First of all, the guidelines state unequivocally that the use of bread which is completely gluten-free may not be used, because it constitutes invalid matter for the Eucharist (A.1.). This means that using bread made from corn or other grains that do not contain gluten is not allowed —period. It also means, however, that using wheat bread which is completely devoid of gluten is likewise not permissible. The rationale is this: for the bread used at Mass to be valid matter, it must be true wheat bread, and this implies that it must contain gluten, which is a significant element in the composition of real wheat bread. In other words, take away the gluten completely, and what is left is not true bread. Thus while use of such gluten-free matter would obviously remove the problem for celiac-disease sufferers, it simply cannot be done.
What is possible, however, according to the CDF, is the use of wheat bread which contains only a very tiny amount of gluten (A.2.). There are in fact a couple of places in the world today which produce such bread, and bishops have been able to ascertain that the manner in which it is made is not so radically different from ordinary bread-making that it could be considered something other than wheat bread.
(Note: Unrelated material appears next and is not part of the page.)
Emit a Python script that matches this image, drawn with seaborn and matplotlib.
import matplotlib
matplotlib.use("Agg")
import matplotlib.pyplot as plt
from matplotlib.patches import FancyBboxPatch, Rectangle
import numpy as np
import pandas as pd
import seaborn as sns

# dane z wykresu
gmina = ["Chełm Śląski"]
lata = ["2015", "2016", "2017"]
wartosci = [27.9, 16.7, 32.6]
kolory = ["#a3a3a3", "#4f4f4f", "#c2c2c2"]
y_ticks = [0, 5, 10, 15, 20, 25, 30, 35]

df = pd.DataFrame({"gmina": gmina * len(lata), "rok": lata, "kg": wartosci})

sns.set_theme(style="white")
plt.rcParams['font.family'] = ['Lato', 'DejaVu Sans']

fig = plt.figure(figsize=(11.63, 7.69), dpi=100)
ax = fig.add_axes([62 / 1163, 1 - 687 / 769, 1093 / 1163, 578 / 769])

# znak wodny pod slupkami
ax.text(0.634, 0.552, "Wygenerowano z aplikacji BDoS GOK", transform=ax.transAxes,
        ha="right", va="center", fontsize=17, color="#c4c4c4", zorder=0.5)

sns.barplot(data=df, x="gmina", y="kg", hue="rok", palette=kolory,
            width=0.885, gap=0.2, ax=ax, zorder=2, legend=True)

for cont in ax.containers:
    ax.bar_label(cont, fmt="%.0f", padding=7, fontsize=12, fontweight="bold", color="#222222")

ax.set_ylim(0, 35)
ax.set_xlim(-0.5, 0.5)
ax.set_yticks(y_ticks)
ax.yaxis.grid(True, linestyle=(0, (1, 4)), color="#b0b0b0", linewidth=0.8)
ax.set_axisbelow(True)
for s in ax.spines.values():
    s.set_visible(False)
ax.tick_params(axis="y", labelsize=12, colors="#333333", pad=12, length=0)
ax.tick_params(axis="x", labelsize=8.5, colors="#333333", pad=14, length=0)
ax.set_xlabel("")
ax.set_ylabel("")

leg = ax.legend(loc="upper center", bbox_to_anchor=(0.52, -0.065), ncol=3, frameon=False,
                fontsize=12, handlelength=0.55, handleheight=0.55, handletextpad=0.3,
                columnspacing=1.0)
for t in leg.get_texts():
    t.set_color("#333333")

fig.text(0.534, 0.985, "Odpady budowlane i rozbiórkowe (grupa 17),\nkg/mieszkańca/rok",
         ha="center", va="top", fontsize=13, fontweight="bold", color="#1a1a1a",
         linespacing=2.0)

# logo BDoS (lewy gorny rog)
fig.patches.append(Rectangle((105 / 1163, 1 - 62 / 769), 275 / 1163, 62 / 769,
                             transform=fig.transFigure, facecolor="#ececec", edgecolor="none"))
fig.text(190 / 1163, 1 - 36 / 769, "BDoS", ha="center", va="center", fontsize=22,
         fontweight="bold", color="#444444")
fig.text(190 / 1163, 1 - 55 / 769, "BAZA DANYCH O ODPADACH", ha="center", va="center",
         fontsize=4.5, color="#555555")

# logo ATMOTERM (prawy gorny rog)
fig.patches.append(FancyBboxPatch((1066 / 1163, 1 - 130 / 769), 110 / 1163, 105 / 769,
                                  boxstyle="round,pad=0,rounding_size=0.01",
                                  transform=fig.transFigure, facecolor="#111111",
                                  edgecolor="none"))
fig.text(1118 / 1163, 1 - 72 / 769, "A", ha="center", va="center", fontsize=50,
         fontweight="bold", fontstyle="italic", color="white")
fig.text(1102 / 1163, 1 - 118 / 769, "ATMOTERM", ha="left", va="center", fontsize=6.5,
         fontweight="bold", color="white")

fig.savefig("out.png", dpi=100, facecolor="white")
If priests use this low-gluten bread at Mass, then those Catholics with celiac disease who can still tolerate a minute bit of gluten can still receive the Eucharistic Host.
But for those whose illness is so severe that ingesting even this miniscule amount of gluten is impossible, or for those in parishes where for whatever reason this low-gluten bread cannot be obtained, the document states that Holy Communion may be received under the species of wine only (B.1.). This is apparently what is happening in Helene’s parish, and as we can see from the CDF document, it is a totally legitimate solution to the problem.
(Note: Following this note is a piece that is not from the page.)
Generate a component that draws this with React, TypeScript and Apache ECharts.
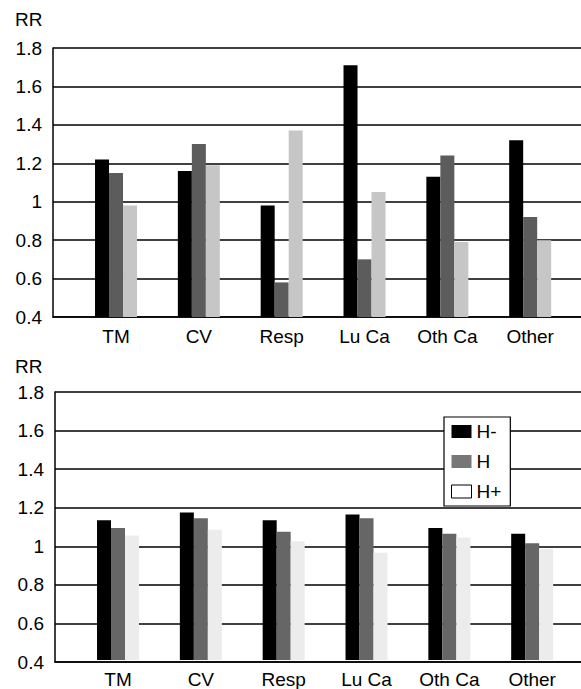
import React, { useEffect, useRef } from "react";
import * as echarts from "echarts";

const categories = ["TM", "CV", "Resp", "Lu Ca", "Oth Ca", "Other"];
const seriesNames = ["H-", "H", "H+"];
const topHminus = [1.22, 1.16, 0.98, 1.71, 1.13, 1.32];
const topH = [1.15, 1.3, 0.58, 0.7, 1.24, 0.92];
const topHplus = [0.98, 1.19, 1.37, 1.05, 0.79, 0.8];
const bottomHminus = [1.13, 1.17, 1.13, 1.16, 1.09, 1.06];
const bottomH = [1.09, 1.14, 1.07, 1.14, 1.06, 1.01];
const bottomHplus = [1.05, 1.08, 1.02, 0.96, 1.04, 0.98];
const yMin = 0.4;
const yMax = 1.8;
const yStep = 0.2;

const FONT = "'Liberation Sans', Arial, sans-serif";

export default function App() {
  const ref = useRef<HTMLDivElement>(null);
  useEffect(() => {
    if (!ref.current) return;
    const chart = echarts.init(ref.current, undefined, { renderer: "svg" });
    const panels = [
      { top: 48, height: 269, frameLeft: 53, barLeft: 74.6, data: [topHminus, topH, topHplus], colors: ["#000000", "#5c5c5c", "#c6c6c6"] },
      { top: 392, height: 270, frameLeft: 55, barLeft: 76.6, data: [bottomHminus, bottomH, bottomHplus], colors: ["#000000", "#666666", "#ececec"] },
    ];
    const grid: any[] = [];
    const xAxis: any[] = [];
    const yAxis: any[] = [];
    const series: any[] = [];
    panels.forEach((p, pi) => {
      const gFrame = grid.length;
      grid.push({ left: p.frameLeft, right: 0, top: p.top, height: p.height });
      grid.push({ left: p.barLeft, width: 497, top: p.top, height: p.height });
      xAxis.push({
        gridIndex: gFrame, type: "value", min: 0, max: 1,
        axisLine: { show: true, lineStyle: { color: "#000", width: 1.5 } },
        axisTick: { show: false }, axisLabel: { show: false }, splitLine: { show: false },
      });
      yAxis.push({
        gridIndex: gFrame, type: "value", min: yMin, max: yMax, interval: yStep,
        axisLine: { show: true, lineStyle: { color: "#000", width: 1.5 } },
        axisTick: { show: false },
        axisLabel: {
          color: "#000", fontSize: 19, fontFamily: FONT, margin: 11,
          formatter: (v: number) => String(+v.toFixed(1)),
        },
        splitLine: { show: true, lineStyle: { color: "#000", width: 1.5 } },
      });
      xAxis.push({
        gridIndex: gFrame + 1, type: "category", data: categories,
        axisLine: { show: false }, axisTick: { show: false },
        axisLabel: { color: "#000", fontSize: 19, fontFamily: FONT, margin: 10 },
      });
      yAxis.push({ gridIndex: gFrame + 1, type: "value", min: yMin, max: yMax, interval: yStep, show: false });
      seriesNames.forEach((name, si) => {
        series.push({
          name, type: "bar", xAxisIndex: gFrame + 1, yAxisIndex: gFrame + 1,
          data: p.data[si], barWidth: 14, barGap: "0%",
          itemStyle: { color: p.colors[si] },
        });
      });
    });
    chart.setOption({
      animation: false,
      backgroundColor: "#fff",
      grid, xAxis, yAxis, series,
      legend: {
        orient: "vertical", left: 444, top: 417,
        padding: [5, 9, 5, 7],
        itemWidth: 20, itemHeight: 13, itemGap: 11,
        borderColor: "#000", borderWidth: 1.2, backgroundColor: "#fff",
        textStyle: { color: "#000", fontSize: 19, fontFamily: FONT, lineHeight: 19 },
        icon: "rect",
        data: [
          { name: "H-", itemStyle: { color: "#000" } },
          { name: "H", itemStyle: { color: "#777777" } },
          { name: "H+", itemStyle: { color: "#ffffff", borderColor: "#000", borderWidth: 1 } },
        ],
      },
      graphic: [
        { type: "text", left: 15, top: 10, style: { text: "RR", fontSize: 19, fontFamily: FONT, fill: "#000" } },
        { type: "text", left: 15, top: 357, style: { text: "RR", fontSize: 19, fontFamily: FONT, fill: "#000" } },
      ],
    });
    return () => chart.dispose();
  }, []);
  return <div ref={ref} style={{ position: "absolute", left: 0, top: 0, width: 581, height: 689 }} />;
}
For the record, if in theory a diocesan bishop wanted to take issue with the CDF and use a type of bread that is prohibited by this document, he could not dispense from this law. (The notion of dispensation was discussed in detail back in the August 9, 2007 column.) Canon 841 explicitly states that only the supreme authority in the Church can approve or define what is needed for the validity of the sacraments. Thus any bishop who ignored or overruled the CDF’s guidelines would be sanctioning an invalid Mass. Helene’s suggestion that priests might somehow “get permission” to use different bread for Mass may sound reasonable on the surface, but it cannot be followed.
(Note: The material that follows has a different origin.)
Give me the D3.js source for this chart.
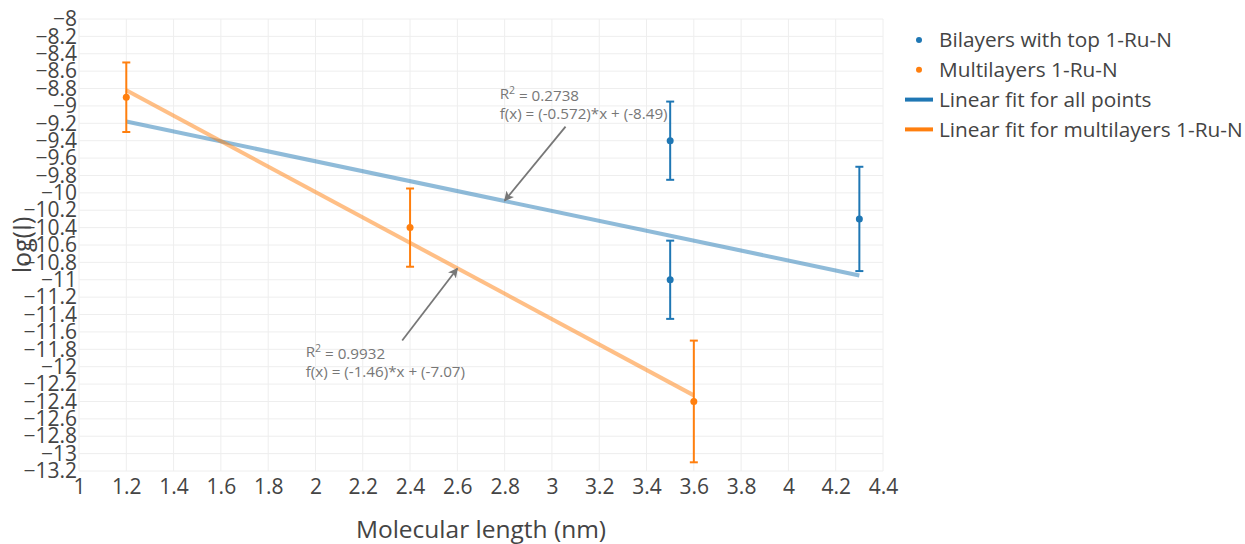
<!DOCTYPE html>
<html>
<head>
<meta charset="utf-8">
<script src="https://cdn.jsdelivr.net/npm/d3@7"></script>
<style>
  body { margin: 0; background: #fff; }
  svg { font-family: "Open Sans", sans-serif; }
</style>
</head>
<body>
<div id="chart"></div>
<script>
// data
var bilayerX = [3.5, 3.5, 4.3];
var bilayerY = [-9.4, -11.0, -10.3];
var bilayerErr = [0.45, 0.45, 0.6];

var multiX = [1.2, 2.4, 3.6];
var multiY = [-8.9, -10.4, -12.4];
var multiErr = [0.4, 0.45, 0.7];

var fitAllX = [1.2, 4.3];
var fitAllY = [-9.18, -10.95];
var fitMultiX = [1.2, 3.6];
var fitMultiY = [-8.82, -12.33];

var xTicks = [1, 1.2, 1.4, 1.6, 1.8, 2, 2.2, 2.4, 2.6, 2.8, 3, 3.2, 3.4, 3.6, 3.8, 4, 4.2, 4.4];
var yTicks = [-8, -8.2, -8.4, -8.6, -8.8, -9, -9.2, -9.4, -9.6, -9.8, -10, -10.2, -10.4, -10.6, -10.8,
              -11, -11.2, -11.4, -11.6, -11.8, -12, -12.2, -12.4, -12.6, -12.8, -13, -13.2];

var legendLabels = ["Bilayers with top 1-Ru-N", "Multilayers 1-Ru-N",
                    "Linear fit for all points", "Linear fit for multilayers 1-Ru-N"];

var annotations = [
  { x: 2.8, y: -10.09, ax: 79, ay: -96, r2: "0.2738", fx: "f(x) = (-0.572)*x + (-8.49)" },
  { x: 2.6, y: -10.87, ax: -72, ay: 94, r2: "0.9932", fx: "f(x) = (-1.46)*x + (-7.07)" }
];

var blue = "#1f77b4", orange = "#ff7f0e";

var width = 1245, height = 544;
var margin = { top: 19, right: 362, bottom: 73, left: 79 };
var plotW = width - margin.left - margin.right,
    plotH = height - margin.top - margin.bottom;

var svg = d3.select("#chart").append("svg")
    .attr("width", width)
    .attr("height", height);

var defs = svg.append("defs");
defs.append("marker")
    .attr("id", "arrowhead")
    .attr("viewBox", "0 0 10 10")
    .attr("refX", 9).attr("refY", 5)
    .attr("markerWidth", 5.5).attr("markerHeight", 5.5)
    .attr("orient", "auto")
  .append("path")
    .attr("d", "M0,0 L10,5 L0,10 L2.5,5 Z")
    .attr("fill", "#777");

var g = svg.append("g")
    .attr("transform", "translate(" + margin.left + "," + margin.top + ")");

var x = d3.scaleLinear().domain([1, 4.4]).range([0, plotW]);
var y = d3.scaleLinear().domain([-13.2, -8]).range([plotH, 0]);

function fmt(v) { return String(v).replace("-", "\u2212"); }

// grid
g.append("g").selectAll("line")
    .data(xTicks)
  .enter().append("line")
    .attr("x1", function(d) { return x(d); })
    .attr("x2", function(d) { return x(d); })
    .attr("y1", 0).attr("y2", plotH)
    .attr("stroke", "#eee").attr("stroke-width", 1);

g.append("g").selectAll("line")
    .data(yTicks)
  .enter().append("line")
    .attr("x1", 0).attr("x2", plotW)
    .attr("y1", function(d) { return y(d); })
    .attr("y2", function(d) { return y(d); })
    .attr("stroke", "#eee").attr("stroke-width", 1);

// axes (plotly look: no domain line, no ticks)
var xAxis = d3.axisBottom(x).tickValues(xTicks).tickSize(0).tickPadding(8).tickFormat(fmt);
var yAxis = d3.axisLeft(y).tickValues(yTicks).tickSize(0).tickPadding(2).tickFormat(fmt);

var gx = g.append("g")
    .attr("transform", "translate(0," + plotH + ")")
    .call(xAxis);
var gy = g.append("g").call(yAxis);

[gx, gy].forEach(function(ax) {
  ax.select(".domain").remove();
  ax.selectAll("text")
      .attr("fill", "#444")
      .style("font-family", "'Open Sans', sans-serif")
      .style("font-size", "21px");
});

// axis titles
svg.append("text")
    .attr("x", margin.left + plotW / 2)
    .attr("y", 538)
    .attr("text-anchor", "middle")
    .attr("fill", "#444")
    .style("font-size", "24.5px")
    .text("Molecular length (nm)");

svg.append("text")
    .attr("transform", "translate(31," + (margin.top + plotH / 2) + ") rotate(-90)")
    .attr("text-anchor", "middle")
    .attr("fill", "#444")
    .style("font-size", "25px")
    .text("log(I)");

// fit lines
var line = d3.line()
    .x(function(d) { return x(d[0]); })
    .y(function(d) { return y(d[1]); });

g.append("path")
    .datum(d3.zip(fitAllX, fitAllY))
    .attr("d", line)
    .attr("fill", "none")
    .attr("stroke", blue)
    .attr("stroke-opacity", 0.5)
    .attr("stroke-width", 4);

g.append("path")
    .datum(d3.zip(fitMultiX, fitMultiY))
    .attr("d", line)
    .attr("fill", "none")
    .attr("stroke", orange)
    .attr("stroke-opacity", 0.5)
    .attr("stroke-width", 4);

// points with error bars
function drawSeries(xs, ys, errs, color) {
  var data = d3.zip(xs, ys, errs);
  var s = g.append("g");
  var eb = s.selectAll(".eb").data(data).enter().append("g");
  eb.append("line")
      .attr("x1", function(d) { return x(d[0]); })
      .attr("x2", function(d) { return x(d[0]); })
      .attr("y1", function(d) { return y(d[1] + d[2]); })
      .attr("y2", function(d) { return y(d[1] - d[2]); })
      .attr("stroke", color).attr("stroke-width", 2);
  [1, -1].forEach(function(sign) {
    eb.append("line")
        .attr("x1", function(d) { return x(d[0]) - 4; })
        .attr("x2", function(d) { return x(d[0]) + 4; })
        .attr("y1", function(d) { return y(d[1] + sign * d[2]); })
        .attr("y2", function(d) { return y(d[1] + sign * d[2]); })
        .attr("stroke", color).attr("stroke-width", 2);
  });
  s.selectAll(".dot").data(data).enter().append("circle")
      .attr("cx", function(d) { return x(d[0]); })
      .attr("cy", function(d) { return y(d[1]); })
      .attr("r", 3.5)
      .attr("fill", color);
}
drawSeries(bilayerX, bilayerY, bilayerErr, blue);
drawSeries(multiX, multiY, multiErr, orange);

// annotations
annotations.forEach(function(a) {
  var hx = x(a.x), hy = y(a.y);
  var cx = hx + a.ax, cy = hy + a.ay;
  var t = g.append("text")
      .attr("fill", "#777")
      .style("font-size", "15.2px");
  var l1 = t.append("tspan").attr("x", 0).attr("y", cy - 11).attr("dy", "0.35em");
  l1.append("tspan").text("R");
  l1.append("tspan").attr("dy", "-0.45em").style("font-size", "10.5px").text("2");
  l1.append("tspan").attr("dy", "0.45em").text(" = " + a.r2);
  var l2 = t.append("tspan").attr("x", 0).attr("y", cy + 9).attr("dy", "0.35em").text(a.fx);
  var w = t.node().getBBox().width;
  var left = cx - w / 2;
  l1.attr("x", left);
  l2.attr("x", left);
  // tail on the box edge
  var hw = w / 2 + 3, hh = 22;
  var dx = hx - cx, dy = hy - cy;
  var k = Math.min(hw / Math.abs(dx), hh / Math.abs(dy));
  g.append("line")
      .attr("x1", cx + dx * k).attr("y1", cy + dy * k)
      .attr("x2", hx).attr("y2", hy)
      .attr("stroke", "#777")
      .attr("stroke-width", 1.8)
      .attr("marker-end", "url(#arrowhead)");
});

// legend
var legend = svg.append("g").attr("transform", "translate(905,40)");
var items = legend.selectAll("g").data(legendLabels)
  .enter().append("g")
    .attr("transform", function(d, i) { return "translate(0," + (i * 29.8) + ")"; });
items.each(function(d, i) {
  var it = d3.select(this);
  var c = (i % 2 === 0) ? blue : orange;
  if (i < 2) {
    it.append("circle").attr("cx", 14).attr("cy", 0).attr("r", 3).attr("fill", c);
  } else {
    it.append("line").attr("x1", 0).attr("x2", 28).attr("y1", 0).attr("y2", 0)
        .attr("stroke", c).attr("stroke-width", 4);
  }
});
items.append("text")
    .attr("x", 34)
    .attr("dy", "0.35em")
    .attr("fill", "#444")
    .style("font-size", "20.8px")
    .text(function(d) { return d; });
</script>
</body>
</html>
What happens when a priest himself is diagnosed with celiac disease? This presents a particular problem, because when a priest celebrates Mass, he must consume the Eucharist under both species—both the Host and the chalice. If it is possible to obtain low-gluten bread, and he is able to tolerate it, there will be no difficulty; but if it is not available to him, or he cannot ingest even the tiny bit of gluten it contains, it would seem that there is no way for him to offer Mass!
Fortunately, there is a way out of this dilemma: a priest who suffers from an intolerance to gluten can concelebrate Mass with another priest. (Concelebration was discussed back in the February 22, 2008 column.) For during a concelebration, when two or more priests offer Mass together, only the principal celebrant need consume the Eucharist under both species. Another priest can concelebrate with him and only receive the Eucharist from the chalice, if necessary—and his Mass is completely valid.
So we can see that the Church has found ways for people with this particular health problem to receive Holy Communion, and for priests suffering from the same problem to celebrate Mass. The faithful are able to receive the Blessed Sacrament as is their right, without compromising the validity of the Eucharist—and thus these two critical needs can both be met.